I’ve just returned home after spending six weeks in Egypt. I can’t pretend I developed much of a liking for Egyptian pop – it featured voices flying all over the place at complete random with an annoying nasal tone, and songs that were desperately trying to be glossy and Western but that, because of a cultural divide that wasn’t fully understood, just sounded wrong (a bit like me deciding I have a perfect knowledge of the Quran after watching someone attempt to summarise it on Sky News) and also became something of a pointer to how sad and horrid the whole process of Westernisation can be. I was never going to get very far with the stuff, so frankly, I didn’t try. The problem was, it was everywhere. Completely unavoidable. Every shop, every bus, every taxi would have a knackered old tape player constantly turned on and constantly at maximum volume, and if, by some miracle, you somehow got out of range, some hormonal teenage boy would clearly be carrying a ghetto blaster (and proud of it) and be just around the next corner. You couldn’t escape.

But this isn’t travel writing, I know. I don’t want to bang on constantly about travelling around the world in some half-baked search for spiritual enlightenment. It’s just a device to let me talk about something I’ve been noticing for a long time now. In those six weeks, there was one song I kept hearing more than any others (I reason this entirely as it has embedded itself in my memory). Unfortunately, it’s going to be fairly hard to describe this song other than that, yes, it sounded like most of the other Egyptian pop I heard, and that it had a verse and a chorus, the chorus being quicker than the verse, both being repeated several times. It was, if you will, a pop song.

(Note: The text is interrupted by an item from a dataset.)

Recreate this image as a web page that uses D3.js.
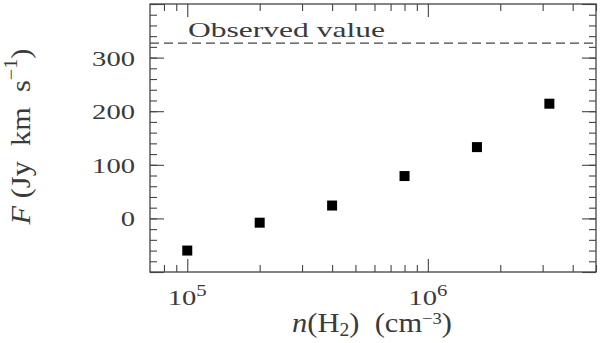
<!DOCTYPE html>
<html>
<head>
<meta charset="utf-8">
<script src="https://cdn.jsdelivr.net/npm/d3@7"></script>
<style>
  body { margin: 0; background: #fff; }
  text { font-family: "Liberation Serif", "Times New Roman", serif; fill: #3a3a3a; }
</style>
</head>
<body>
<svg id="chart" width="600" height="343"></svg>
<script>
// model runs: density n(H2) vs integrated flux
var densities = [1e5, 2e5, 4e5, 8e5, 1.6e6, 3.2e6];
var fluxes = [-60, -8, 24, 79, 133, 214];
var observedFlux = 327;
var observedLabel = "Observed value";

var yMajor = [-100, 0, 100, 200, 300, 400];
var yLabels = [0, 100, 200, 300];
var yMinor = d3.range(-100, 401, 20);
var xMajor = [1e5, 1e6];
var xLabelExp = ["5", "6"];
var xMinor = [8e4, 9e4, 2e5, 3e5, 4e5, 5e5, 6e5, 7e5, 8e5, 9e5, 2e6, 3e6, 4e6, 5e6];

var margin = {top: 4, right: 4, bottom: 71, left: 150};
var width = 600 - margin.left - margin.right;
var height = 343 - margin.top - margin.bottom;
var stretch = 1.3;
var tickCol = '#444';

var svg = d3.select('#chart');
var g = svg.append('g')
           .attr('transform', 'translate(' + margin.left + ',' + margin.top + ')');

var x = d3.scaleLog().domain([7e4, 5e6]).range([0, width]);
var y = d3.scaleLinear().domain([-100, 400]).range([height, 0]);

// inward ticks on all four sides
function ticks(axis, tx, ty) {
  var a = g.append('g')
           .attr('transform', 'translate(' + tx + ',' + ty + ')')
           .call(axis);
  a.select('.domain').remove();
  a.selectAll('line').attr('stroke', tickCol).attr('stroke-width', 1.1);
  return a;
}
ticks(d3.axisLeft(y).tickValues(yMinor).tickSize(-7).tickFormat(''), 0, 0);
ticks(d3.axisRight(y).tickValues(yMinor).tickSize(-7).tickFormat(''), width, 0);
ticks(d3.axisRight(y).tickValues(yMajor).tickSize(-14).tickFormat(''), width, 0);
ticks(d3.axisBottom(x).tickValues(xMinor).tickSize(-7).tickFormat(''), 0, height);
ticks(d3.axisBottom(x).tickValues(xMajor).tickSize(-13).tickFormat(''), 0, height);
ticks(d3.axisTop(x).tickValues(xMinor).tickSize(-7).tickFormat(''), 0, 0);
ticks(d3.axisTop(x).tickValues(xMajor).tickSize(-13).tickFormat(''), 0, 0);

var yAxis = ticks(d3.axisLeft(y).tickValues(yMajor).tickSize(-14).tickPadding(15)
                    .tickFormat(function(d) { return yLabels.indexOf(d) >= 0 ? d : ''; }), 0, 0);
yAxis.attr('font-family', null).attr('font-size', null);
yAxis.selectAll('text')
     .attr('x', 0)
     .attr('dy', '0.34em')
     .attr('transform', 'translate(-15,0) scale(' + stretch + ',1)')
     .style('font-size', '22px')
     .attr('fill', null);

// decade labels 10^n
var xl = g.append('g').selectAll('text')
          .data(xMajor)
          .enter()
          .append('text')
          .attr('text-anchor', 'middle')
          .attr('transform', function(d) {
            return 'translate(' + x(d) + ',' + (height + 33) + ') scale(' + stretch + ',1)';
          })
          .style('font-size', '22px');
xl.append('tspan').text('10');
xl.append('tspan')
  .attr('dy', -9)
  .style('font-size', '16px')
  .text(function(d, i) { return xLabelExp[i]; });

// frame
g.append('rect')
 .attr('width', width)
 .attr('height', height)
 .attr('fill', 'none')
 .attr('stroke', tickCol)
 .attr('stroke-width', 1.3);

// observed value line
g.append('line')
 .attr('x1', 0)
 .attr('x2', width)
 .attr('y1', y(observedFlux))
 .attr('y2', y(observedFlux))
 .attr('stroke', '#444')
 .attr('stroke-width', 1.1)
 .attr('stroke-dasharray', '9,5');

function fit(sel, target) {
  var w = sel.node().getBBox().width;
  return target / w;
}

var obs = g.append('text')
           .attr('x', 0)
           .attr('y', 0)
           .style('font-size', '22px')
           .text(observedLabel);
obs.attr('transform', 'translate(38,' + (y(observedFlux) - 6) + ') scale(' + fit(obs, 197) + ',1)');

// x title
var xt = svg.append('text')
            .attr('text-anchor', 'middle')
            .style('font-size', '28px');
xt.append('tspan').style('font-style', 'italic').text('n');
xt.append('tspan').text('(H');
xt.append('tspan').attr('dy', 4).style('font-size', '18px').text('2');
xt.append('tspan').attr('dy', -4).text(')\u00a0\u00a0(cm');
xt.append('tspan').attr('dy', -8).style('font-size', '17px').text('\u22123');
xt.append('tspan').attr('dy', 8).text(')');
xt.attr('transform', 'translate(372,332) scale(' + fit(xt, 160) + ',1)');

// y title
var yt = svg.append('text')
            .attr('text-anchor', 'middle')
            .style('font-size', '27px');
yt.append('tspan').style('font-style', 'italic').text('F');
yt.append('tspan').text('\u00a0(Jy\u00a0\u00a0km\u00a0\u00a0s');
yt.append('tspan').attr('dy', -13).style('font-size', '18px').text('\u22121');
yt.append('tspan').attr('dy', 13).text(')');
yt.attr('transform', 'translate(30,136.5) rotate(-90) scale(' + fit(yt, 177) + ',1)');

// model points
g.append('g').selectAll('rect')
 .data(densities)
 .enter()
 .append('rect')
 .attr('x', function(d) { return x(d) - 5; })
 .attr('y', function(d, i) { return y(fluxes[i]) - 5; })
 .attr('width', 10)
 .attr('height', 10)
 .attr('fill', '#000');
</script>
</body>
</html>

The first time I heard it, it annoyed me intensely, much like everything else I’d been hearing. I walked off, forgetting about it, not caring in the slightest. I’m guessing, however, that said song was a hit, because I kept hearing it, and every time it would become more and more irritatingly familiar. Eventually, our relationship was mutually agreeable – it would play, I would not complain about its existence.

The last time I heard the song I was strolling down the street on a hot day and a group of kids, lolling around outside on holiday, had it playing. At this point, I felt a spring in my step and a joie de vivre that I only seem to have when music somehow really connects with me. The thing was, I didn’t even think I liked this damn song. What (to put it mildly) was going on?

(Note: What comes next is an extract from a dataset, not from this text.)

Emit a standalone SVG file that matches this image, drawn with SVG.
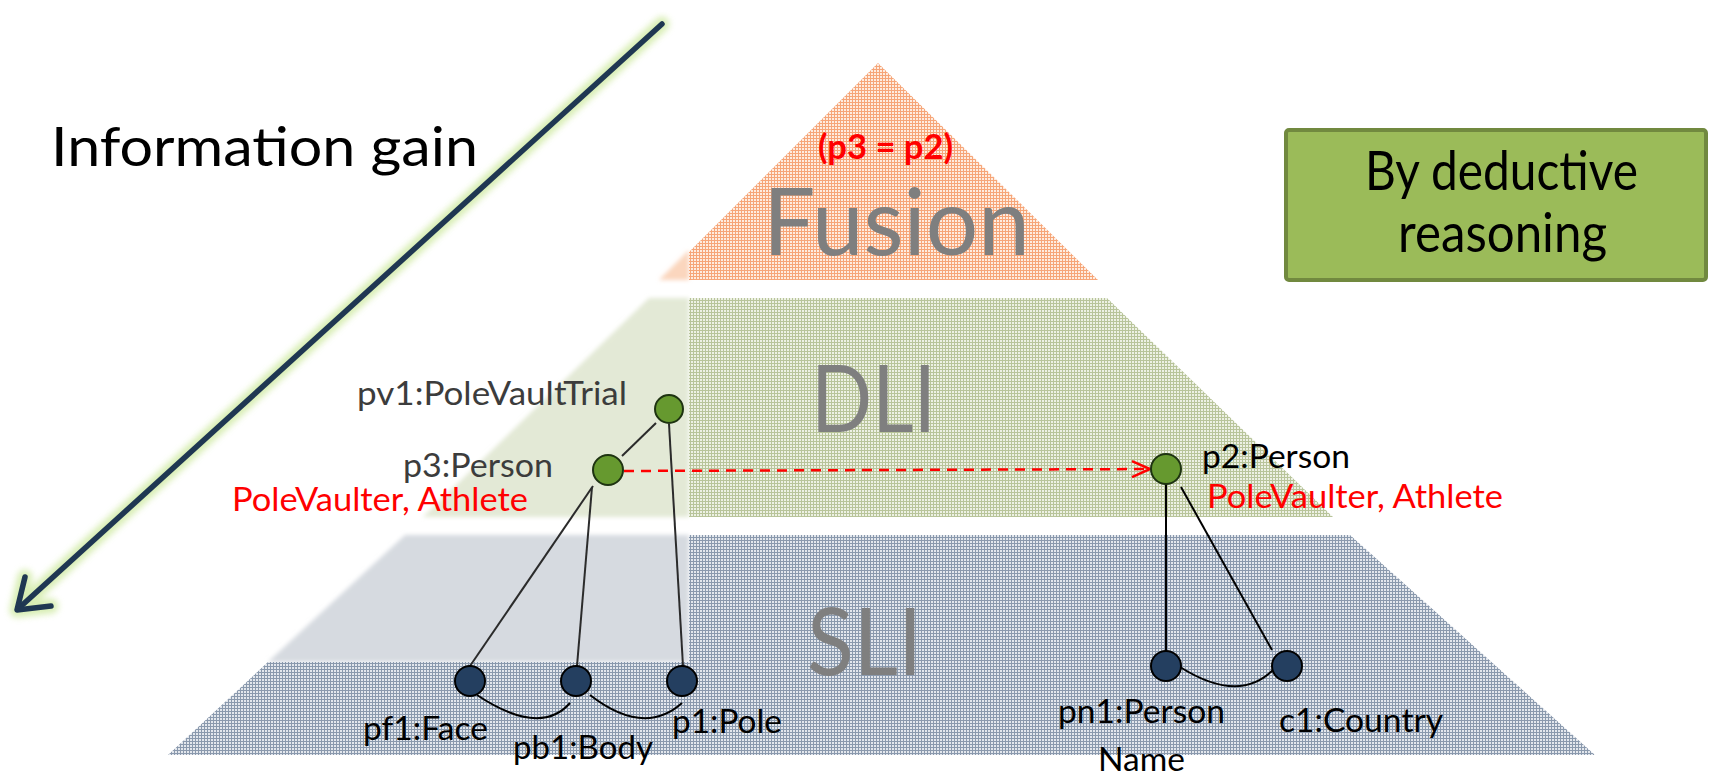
<svg xmlns="http://www.w3.org/2000/svg" width="1717" height="775" viewBox="0 0 1717 775">
<style>
  text { font-family: Lato, "Liberation Sans", sans-serif; }
  .big { font-size: 54px; fill: #000; }
  .layer { font-size: 93px; fill: #7f7f7f; }
  .lbl { font-size: 32px; fill: #000; }
  .lblf { font-size: 32px; fill: #3c3c3c; }
  .red { font-size: 32px; fill: #ff0000; }
  .gnode { fill: #66992f; stroke: #1e3311; stroke-width: 2; }
  .bnode { fill: #243f60; stroke: #000; stroke-width: 2; }
  .edge { fill: none; stroke: #000; stroke-width: 2; }
  .edgef { fill: none; stroke: #2b2b2b; stroke-width: 2; }
</style>
<defs>
  <pattern id="pF" width="3" height="3" patternUnits="userSpaceOnUse">
    <rect width="3" height="3" fill="#feece0"/>
    <rect width="3" height="1" fill="#f6a578"/>
    <rect width="1" height="3" fill="#f6a578"/>
  </pattern>
  <pattern id="pD" width="3" height="3" patternUnits="userSpaceOnUse">
    <rect width="3" height="3" fill="#edf1e4"/>
    <rect width="3" height="1" fill="#b8c49a"/>
    <rect width="1" height="3" fill="#b8c49a"/>
  </pattern>
  <pattern id="pS" width="3" height="3" patternUnits="userSpaceOnUse">
    <rect width="3" height="3" fill="#e3e7ed"/>
    <rect width="3" height="1" fill="#8a99ad"/>
    <rect width="1" height="3" fill="#8a99ad"/>
  </pattern>
  <filter id="soft" x="-10%" y="-10%" width="120%" height="120%">
    <feGaussianBlur stdDeviation="2"/>
  </filter>
  <filter id="glow" x="-10%" y="-10%" width="120%" height="120%">
    <feGaussianBlur stdDeviation="3"/>
  </filter>
  <marker id="chev" markerUnits="userSpaceOnUse" markerWidth="24" markerHeight="24" refX="20" refY="10" orient="auto">
    <path d="M2,2 L20,10 L2,18" fill="none" stroke="#ff0000" stroke-width="2.5"/>
  </marker>
</defs>
<rect width="1717" height="775" fill="#ffffff"/>

<!-- faded left parts of the pyramid -->
<g id="faded" filter="url(#soft)">
  <polygon points="659,280 689,250 689,280" fill="#fbd6be"/>
  <polygon points="649,298 689,298 689,517 423,517" fill="#e3e9d6"/>
  <polygon points="405,535 689,535 689,662 268,662" fill="#d6dae0"/>
</g>
<!-- patterned parts of the pyramid -->
<g id="layers">
  <polygon points="689,252 878,63 1098,280 689,280" fill="url(#pF)"/>
  <polygon points="689,298 1107,298 1333,517 689,517" fill="url(#pD)"/>
  <polygon points="689,535 1350,535 1595,755 168,755 268,662 689,662" fill="url(#pS)"/>
</g>

<!-- layer labels -->
<text class="layer" x="763" y="255" textLength="267" lengthAdjust="spacingAndGlyphs">Fusion</text>
<text class="layer" x="811" y="432" textLength="125" lengthAdjust="spacingAndGlyphs">DLI</text>
<text class="layer" x="807" y="675" textLength="115" lengthAdjust="spacingAndGlyphs">SLI</text>
<text x="818" y="159" font-size="34" font-weight="bold" fill="#ff0000" textLength="135" lengthAdjust="spacingAndGlyphs">(p3 = p2)</text>

<!-- information gain arrow -->
<g id="info-arrow">
  <g filter="url(#glow)" opacity="0.85">
    <line x1="662" y1="24" x2="19" y2="608" stroke="#d2eba8" stroke-width="15" stroke-linecap="round"/>
    <path d="M51,606 L17,610 L25,577" fill="none" stroke="#d2eba8" stroke-width="15" stroke-linecap="round" stroke-linejoin="round"/>
  </g>
  <line x1="662" y1="24" x2="19" y2="608" stroke="#1f3752" stroke-width="5.5" stroke-linecap="round"/>
  <path d="M51,606 L17,610 L25,577" fill="none" stroke="#1f3752" stroke-width="5.5" stroke-linecap="round" stroke-linejoin="round"/>
  <text class="big" x="51" y="166" font-size="56" textLength="427" lengthAdjust="spacingAndGlyphs">Information gain</text>
</g>

<!-- deductive reasoning box -->
<g id="deductive-box">
  <rect x="1286" y="130" width="420" height="150" rx="3" fill="#9bbb59" stroke="#71893f" stroke-width="4"/>
  <text class="big" x="1365" y="190" textLength="273" lengthAdjust="spacingAndGlyphs">By deductive</text>
  <text class="big" x="1398" y="252" textLength="209" lengthAdjust="spacingAndGlyphs">reasoning</text>
</g>

<!-- connectors -->
<g id="connectors">
  <line class="edgef" x1="656" y1="423" x2="622" y2="456"/>
  <line class="edgef" x1="669" y1="424" x2="683" y2="666"/>
  <line class="edgef" x1="593" y1="486" x2="470" y2="666"/>
  <line class="edgef" x1="592" y1="487" x2="577" y2="666"/>
  <path class="edge" d="M477,695 Q540,737 570,703"/>
  <path class="edge" d="M590,695 Q644,737 682,703"/>
  <line class="edge" x1="1166" y1="484" x2="1166" y2="651"/>
  <line class="edge" x1="1181" y1="487" x2="1272" y2="650"/>
  <path class="edge" d="M1180,667 Q1239,704 1273,670"/>
  <line x1="624" y1="471" x2="1150" y2="469" stroke="#ff0000" stroke-width="2.5" stroke-dasharray="10,7" marker-end="url(#chev)"/>
</g>

<!-- nodes -->
<g id="pv1">
  <circle class="gnode" cx="669" cy="409" r="14"/>
  <text class="lblf" x="357" y="405" textLength="270" lengthAdjust="spacingAndGlyphs">pv1:PoleVaultTrial</text>
</g>
<g id="p3">
  <circle class="gnode" cx="608" cy="470" r="15"/>
  <text class="lblf" x="403" y="477" textLength="150" lengthAdjust="spacingAndGlyphs">p3:Person</text>
  <text class="red" x="232" y="511" textLength="296" lengthAdjust="spacingAndGlyphs">PoleVaulter, Athlete</text>
</g>
<g id="p2">
  <circle class="gnode" cx="1166" cy="469" r="15"/>
  <text class="lbl" x="1202" y="468" textLength="148" lengthAdjust="spacingAndGlyphs">p2:Person</text>
  <text class="red" x="1207" y="508" textLength="296" lengthAdjust="spacingAndGlyphs">PoleVaulter, Athlete</text>
</g>
<g id="pf1">
  <circle class="bnode" cx="470" cy="681" r="15"/>
  <text class="lbl" x="363" y="740" textLength="125" lengthAdjust="spacingAndGlyphs">pf1:Face</text>
</g>
<g id="pb1">
  <circle class="bnode" cx="576" cy="681" r="15"/>
  <text class="lbl" x="513" y="759" textLength="140" lengthAdjust="spacingAndGlyphs">pb1:Body</text>
</g>
<g id="p1">
  <circle class="bnode" cx="682" cy="681" r="15"/>
  <text class="lbl" x="672" y="733" textLength="110" lengthAdjust="spacingAndGlyphs">p1:Pole</text>
</g>
<g id="pn1">
  <circle class="bnode" cx="1166" cy="666" r="15"/>
  <text class="lbl" x="1058" y="723" textLength="167" lengthAdjust="spacingAndGlyphs">pn1:Person</text>
  <text class="lbl" x="1098" y="771" textLength="87" lengthAdjust="spacingAndGlyphs">Name</text>
</g>
<g id="c1">
  <circle class="bnode" cx="1287" cy="666" r="15"/>
  <text class="lbl" x="1279" y="732" textLength="164" lengthAdjust="spacingAndGlyphs">c1:Country</text>
</g>
</svg>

Then I thought – not the first time that this has happened really, now is it? (And I sincerely hope it won’t be the last). As the stereotypical mid-teen indiekid it was almost expected of me to dismiss out of hand anything in the top forty no matter how much I actually liked it, or could have liked it, if only I’d given it a chance. Then last year I spent some time temping at a warehouse. The daily musical accompaniment to my pet food lifting action was provided by ‘Berkshire and North Hampshire’s 210 FM, the best station to listen to at work!’ etc etc. They played about six different songs a day. After a few weeks, the only song I still couldn’t abide was Robbie ‘n’ Nicole. Even Westlife weren’t annoying me, and no one, however much they claim to like pop, likes Westlife. My judgement was completely down the pan, and I kind of liked it. But none of these songs really gave me the same kick as I got in Egypt. Why?

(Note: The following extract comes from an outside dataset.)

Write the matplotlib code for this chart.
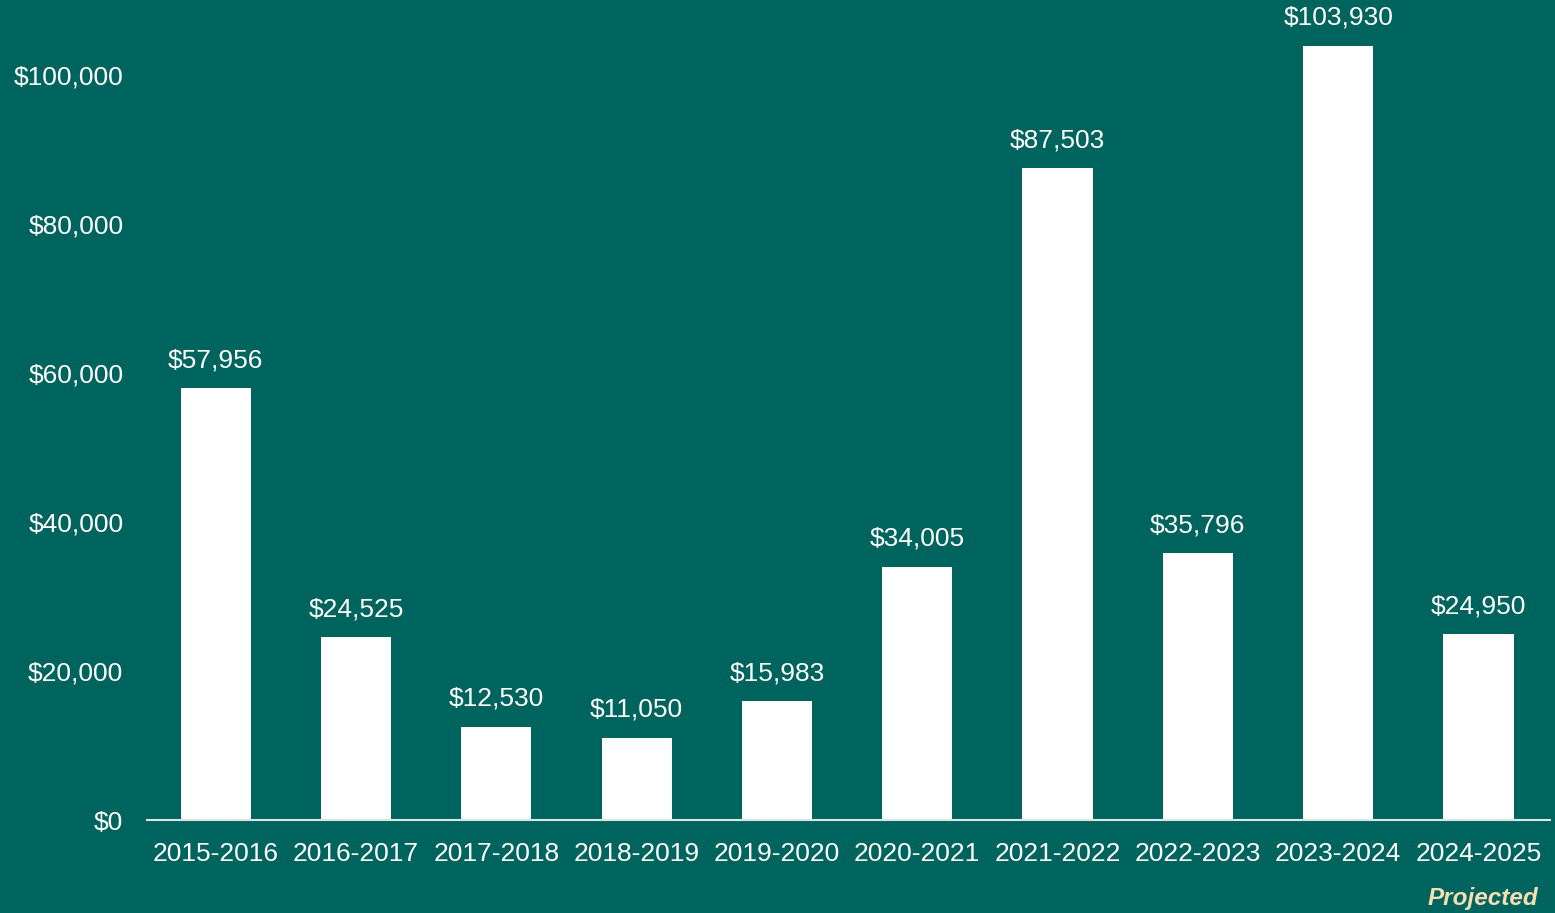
import matplotlib.pyplot as plt
from matplotlib.ticker import FuncFormatter

years = ['2015-2016', '2016-2017', '2017-2018', '2018-2019', '2019-2020',
         '2020-2021', '2021-2022', '2022-2023', '2023-2024', '2024-2025']
amounts = [57956, 24525, 12530, 11050, 15983, 34005, 87503, 35796, 103930, 24950]

bg = '#00645e'
plt.rcParams['font.family'] = ['Liberation Sans', 'DejaVu Sans']

fig = plt.figure(figsize=(15.55, 9.13), dpi=100, facecolor=bg)
ax = fig.add_axes([147 / 1555, 93 / 913, 1403 / 1555, 820 / 913])
ax.set_facecolor(bg)

x = range(len(years))
bars = ax.bar(x, amounts, width=0.5, color='white', zorder=2)
for b, v in zip(bars, amounts):
    ax.annotate('${:,}'.format(v), (b.get_x() + b.get_width() / 2, v),
                xytext=(0, 15), textcoords='offset points', ha='center', va='baseline',
                color='white', fontsize=19)

ax.set_xlim(-0.49, 9.51)
ax.set_ylim(0, 110070)
ax.set_xticks(list(x))
ax.set_xticklabels(years)
ax.set_yticks([0, 20000, 40000, 60000, 80000, 100000])
ax.yaxis.set_major_formatter(FuncFormatter(lambda v, p: '${:,.0f}'.format(v)))
ax.tick_params(axis='both', length=0, colors='white', labelsize=19)
ax.tick_params(axis='x', pad=16)
ax.tick_params(axis='y', pad=17)

for s in ['top', 'right', 'left']:
    ax.spines[s].set_visible(False)
ax.spines['bottom'].set_color('#d9e6e4')
ax.spines['bottom'].set_linewidth(1.5)
ax.spines['bottom'].set_zorder(3)

fig.text(1538 / 1555, 1 - 898 / 913, 'Projected', ha='right', va='center',
         color='#f5deb3', fontsize=17.5, fontweight='bold', fontstyle='italic')

fig.savefig('out.png', dpi=100, facecolor=bg)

This is the bit that scares me. I’d realised a long time ago, if I listened to something enough, I’d either develop a liking or apathy for what I was listening to. It’s like trying to ‘get into a difficult record’. At least you’d know it backwards even if, at a guess, you never really liked it. It’s the same with the radio. Background music is just that – it provides a hummable, non-interfering, non-offensive background to whatever you happen to be doing, and as such you don’t mind any of it because it’s not as if you cared in the first place. You can sing along and be happy but it doesn’t really affect you in the way good pop should, it’s all such a blur. So…what’s the point in trying to listen to and like everything?

Because, occasionally, as happened to me in Egypt, an odd, surprise moment of connection suddenly occurs and it affects you somehow, like music should. This is why being objective about pop stinks. It’s also why you should listen to everything, but not too hard. I know this sounds cheesy as hell, but let it surprise you, it’s better that way.